Food ordering platform "Zomato", whose Rs 9,375 crore IPO opened on July 14, had planned to launch a grocery section on its app. The company also invested USD 100 million (around Rs 745 crore) for obtaining a minority stake in the grocery delivery platform "Grofers".
But, Zomato changed its mind within two months and opt out of the online grocery business. Zomato had entered the grocery business in July anticipating good demand thanks to the continuing restrictions due to the Covid pandemic and growing digital adoption among consumers.
But, the company soon realized that there were many gaps in fulfilling the orders, especially within the quick timeframe customers wanted the groceries to be delivered.

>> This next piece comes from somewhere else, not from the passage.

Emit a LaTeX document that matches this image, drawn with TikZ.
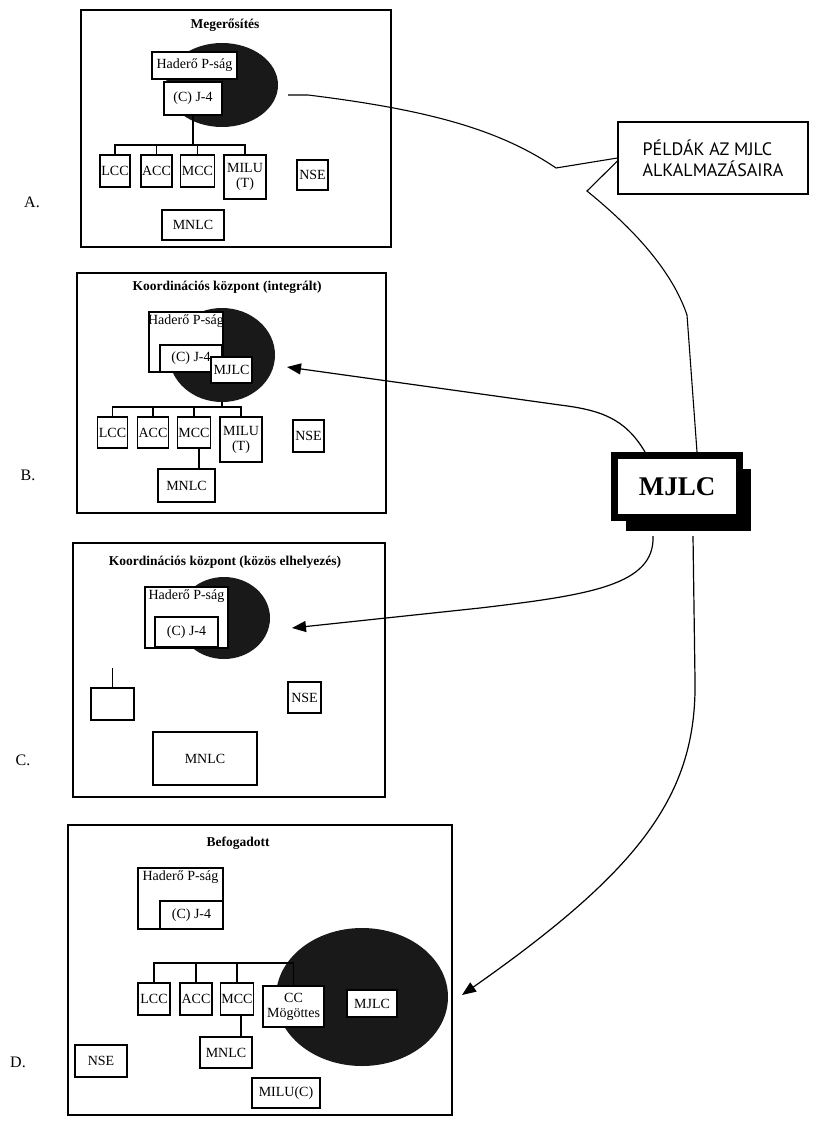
\documentclass[tikz,border=0pt]{standalone}
\usepackage{fontspec}
\setmainfont{Liberation Serif}
\newfontfamily\calloutfont{PT Sans}
\usetikzlibrary{shapes.geometric,arrows.meta,shadows,calc}
\definecolor{blobc}{gray}{0.1}
\newcommand\boxfont{\fontsize{14}{15}\selectfont}
\newcommand\titlefont{\fontsize{13.5}{15}\selectfont\bfseries}
\newcommand\labfont{\fontsize{16}{18}\selectfont}
\tikzset{
  panel/.style={draw, line width=1.3pt, inner sep=0pt},
  bx/.style={draw, fill=white, line width=1.1pt, inner sep=1pt, font=\boxfont, align=center},
  blob/.style={ellipse, fill=blobc, draw=none, inner sep=0pt},
  conn/.style={line width=1.1pt},
  arr/.style={line width=1.2pt, -{Triangle[length=14pt,width=11pt]}},
  ttl/.style={font=\titlefont},
  lbl/.style={font=\labfont},
  intop/.style={anchor=north, inner sep=3pt, font=\boxfont}
}
\begin{document}
\begin{tikzpicture}[x=1pt,y=-1pt]
\useasboundingbox (0,0) rectangle (812,1121);

% ---------------- Panel A ----------------
\node[panel, minimum width=310pt, minimum height=237pt] (pA) at (236,128.5) {};
\node[ttl] (tA) at (225,25) {Megerősítés};
\node[blob, minimum width=112pt, minimum height=84pt] (ellA) at (222,85) {};
\coordinate (busA) at (0,145);
\node[bx, minimum width=85pt, minimum height=27pt] (hadA) at (194.5,65.5) {Haderő P-ság};
\node[bx, minimum width=58pt, minimum height=33pt] (j4A) at (193,98.5) {(C) J-4};
\node[bx, minimum width=30pt, minimum height=32pt] (lccA) at (115,171) {LCC};
\node[bx, minimum width=31pt, minimum height=32pt] (accA) at (156.5,171) {ACC};
\node[bx, minimum width=31pt, minimum height=32pt] (mccA) at (197.5,171) {MCC};
\node[bx, minimum width=42pt, minimum height=44pt] (miluA) at (245,177) {MILU\\(T)};
\node[bx, minimum width=31pt, minimum height=30pt] (nseA) at (312.5,175) {NSE};
\node[bx, minimum width=62pt, minimum height=30pt] (mnlcA) at (193,225) {MNLC};
\draw[conn] (j4A.south) -- (j4A.south |- busA);
\draw[conn] (lccA.north) |- (miluA.north |- busA) -- (miluA.north);
\draw[conn] (accA.north) -- (accA.north |- busA);
\draw[conn] (mccA.north) -- (mccA.north |- busA);
\node[lbl] (labA) at (32,202) {A.};

% ---------------- Panel B ----------------
\node[panel, minimum width=309pt, minimum height=240pt] (pB) at (231.5,393) {};
\node[ttl] (tB) at (227,287) {Koordinációs központ (integrált)};
\node[blob, minimum width=106pt, minimum height=94pt] (ellB) at (222,355) {};
\coordinate (busB) at (0,407);
\draw[conn] (ellB.south) -- (ellB.south |- busB);
\node[bx, minimum width=74pt, minimum height=60pt, label={[intop]north:Haderő P-ság}] (hadB) at (186,342) {};
\node[bx, minimum width=62pt, minimum height=27pt] (j4B) at (191,358.5) {(C) J-4};
\node[bx, minimum width=41pt, minimum height=26pt] (mjlcB) at (231.5,370) {MJLC};
\node[bx, minimum width=29pt, minimum height=31pt] (lccB) at (112.5,432.5) {LCC};
\node[bx, minimum width=30pt, minimum height=31pt] (accB) at (153,432.5) {ACC};
\node[bx, minimum width=32pt, minimum height=31pt] (mccB) at (194,432.5) {MCC};
\node[bx, minimum width=42pt, minimum height=45pt] (miluB) at (241,439.5) {MILU\\(T)};
\node[bx, minimum width=31pt, minimum height=32pt] (nseB) at (308.5,436) {NSE};
\node[bx, minimum width=57pt, minimum height=33pt] (mnlcB) at (186.5,485.5) {MNLC};
\draw[conn] (lccB.north) |- (miluB.north |- busB) -- (miluB.north);
\draw[conn] (accB.north) -- (accB.north |- busB);
\draw[conn] (mccB.north) -- (mccB.north |- busB);
\draw[conn] ([xshift=5pt]mccB.south) -- ([xshift=5pt]mccB.south |- mnlcB.north);
\node[lbl] (labB) at (28,475) {B.};

% ---------------- Panel C ----------------
\node[panel, minimum width=312pt, minimum height=254pt] (pC) at (229,670) {};
\node[ttl] (tC) at (225,562) {Koordinációs központ (közös elhelyezés)};
\node[blob, minimum width=92pt, minimum height=82pt] (ellC) at (224,618) {};
\node[bx, minimum width=83pt, minimum height=61pt, label={[intop]north:Haderő P-ság}] (hadC) at (186.5,617.5) {};
\node[bx, minimum width=63pt, minimum height=30pt] (j4C) at (186.5,632) {(C) J-4};
\node[bx, minimum width=43pt, minimum height=32pt] (emptyC) at (112.5,704) {};
\coordinate (stubC) at (112.5,668);
\draw[conn] (stubC) -- (emptyC.north);
\node[bx, minimum width=33pt, minimum height=31pt] (nseC) at (304.5,697.5) {NSE};
\node[bx, minimum width=104pt, minimum height=53pt] (mnlcC) at (205,758.5) {MNLC};
\node[lbl] (labC) at (23,760) {C.};

% ---------------- Panel D ----------------
\node[panel, minimum width=384pt, minimum height=290pt] (pD) at (260,970) {};
\node[ttl] (tD) at (238,843) {Befogadott};
\node[blob, minimum width=172pt, minimum height=138pt] (ellD) at (362,997) {};
\coordinate (busD) at (0,963);
\node[bx, minimum width=85pt, minimum height=61pt, label={[intop]north:Haderő P-ság}] (hadD) at (180.5,898.5) {};
\node[bx, minimum width=63pt, minimum height=28pt] (j4D) at (191.5,915) {(C) J-4};
\node[bx, minimum width=32pt, minimum height=32pt] (lccD) at (154,999) {LCC};
\node[bx, minimum width=32pt, minimum height=32pt] (accD) at (196,999) {ACC};
\node[bx, minimum width=32pt, minimum height=32pt] (mccD) at (237,999) {MCC};
\node[bx, minimum width=61pt, minimum height=41pt] (ccD) at (293.5,1006.5) {CC\\Mögöttes};
\node[bx, minimum width=50pt, minimum height=27pt] (mjlcD) at (372,1003.5) {MJLC};
\node[bx, minimum width=52pt, minimum height=31pt] (mnlcD) at (226,1052.5) {MNLC};
\node[bx, minimum width=52pt, minimum height=32pt] (nseD) at (101,1061) {NSE};
\node[bx, minimum width=68pt, minimum height=30pt] (miluD) at (286,1093) {MILU(C)};
\draw[conn] (lccD.north) |- (ccD.north |- busD) -- (ccD.north);
\draw[conn] (accD.north) -- (accD.north |- busD);
\draw[conn] (mccD.north) -- (mccD.north |- busD);
\draw[conn] ([xshift=4pt]mccD.south) -- ([xshift=4pt]mccD.south |- mnlcD.north);
\node[lbl] (labD) at (18,1062) {D.};

% ---------------- Right side ----------------
\node[draw, line width=1.1pt, minimum width=190pt, minimum height=72pt, align=left,
      font={\calloutfont\fontsize{18}{21}\selectfont}] (callout) at (713,158)
      {PÉLDÁK AZ MJLC\\ALKALMAZÁSAIRA};
\node[draw, fill=white, line width=7pt, minimum width=125pt, minimum height=62pt,
      font={\fontsize{27}{30}\selectfont\bfseries},
      drop shadow={shadow xshift=11pt, shadow yshift=-13pt, fill=black, opacity=1}]
      (mjlc) at (677,486.5) {MJLC};

\coordinate (startA) at (288,95);
\draw[conn] (startA) -- (308,95) .. controls (430,110) and (500,130) .. (556,168) -- (callout.west);
\draw[conn] ([yshift=-3pt]callout.west) -- (587,191) .. controls (625,222) and (670,265) .. (687,315) -- ([xshift=20pt]mjlc.north);

\coordinate (tipB) at (287,367);
\coordinate (tipC) at (292,628);
\coordinate (tipD) at (462,995);
\draw[arr] ([xshift=-32pt]mjlc.north) .. controls (625,418) and (600,410) .. (560,405) -- (tipB);
\draw[arr] ([xshift=-24pt,yshift=-15pt]mjlc.south) .. controls (655,585) and (590,595) .. (480,608) -- (tipC);
\draw[arr] ([xshift=16pt,yshift=-15pt]mjlc.south) -- (695,680) .. controls (697,795) and (640,870) .. (tipD);
\end{tikzpicture}
\end{document}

Zomato, which went public in July, also feels that it will be better off concentrating on its core business of restaurant aggregation and food delivery to deliver greater value to its shareholders.
Possible Reasons for the same can be:
According to industry experts, grocery is the largest e-commerce sector in India and also the toughest to handle. It does not handle typical goods such as mobile handsets and televisions; the supply chain is hyper-local and awfully difficult to master; FMCG products are standardized goods and everyone wishes to start in that segment and then consider diversifying into other vital commodities.
The fruits and vegetables segment and meat, on the other hand, are very hard as they are fresh and have to be delivered fresh to consumers. The supply chain is often broken, there is a lot of seasonal fluctuations, the preferences change from region to region, and quality is extremely tough to control.
The biggest challenge in the online grocery business is that competition is severe from local Kirana stores to branded offline stores to established online players such as BigBasket, Grofers, JioMart, and Dunzo.
The Indian consumer is price sensitive and is aware of the daily prices of all products. The products are also big and heavy. The delivery has to be rapid, i.e., within two hours as consumers want the products immediately.
Now, some people are confused about Zomato’s stake in Grofers.
Well, there are many developments that may have prompted Zomato to bet on Grofers rather than building the online grocery business itself. Like, the food delivery business had taken a massive hit because of the pandemic. The restaurants picking was completely out since most states had banned dining in restaurants and even if it was allowed, there were restrictions on seating.But now, the food delivery business has picked up and is almost back to 80 percent of the pre-Covid levels and Zomato will be better off focussing on that.
In an email to its grocery partners earlier last Sunday the company said, “At Zomato, we believe in delivering best in class services to our customers and largest growth opportunities to our merchant partners. We don't believe that the current model is the best way to deliver these to our customers and merchant partners. Hence, we intend to stop our pilot grocery delivery service effective 17 September 2021.”
Meanwhile, Swiggy had launched “Instamart” for grocery delivery within 45 minutes last month and continuing with the same.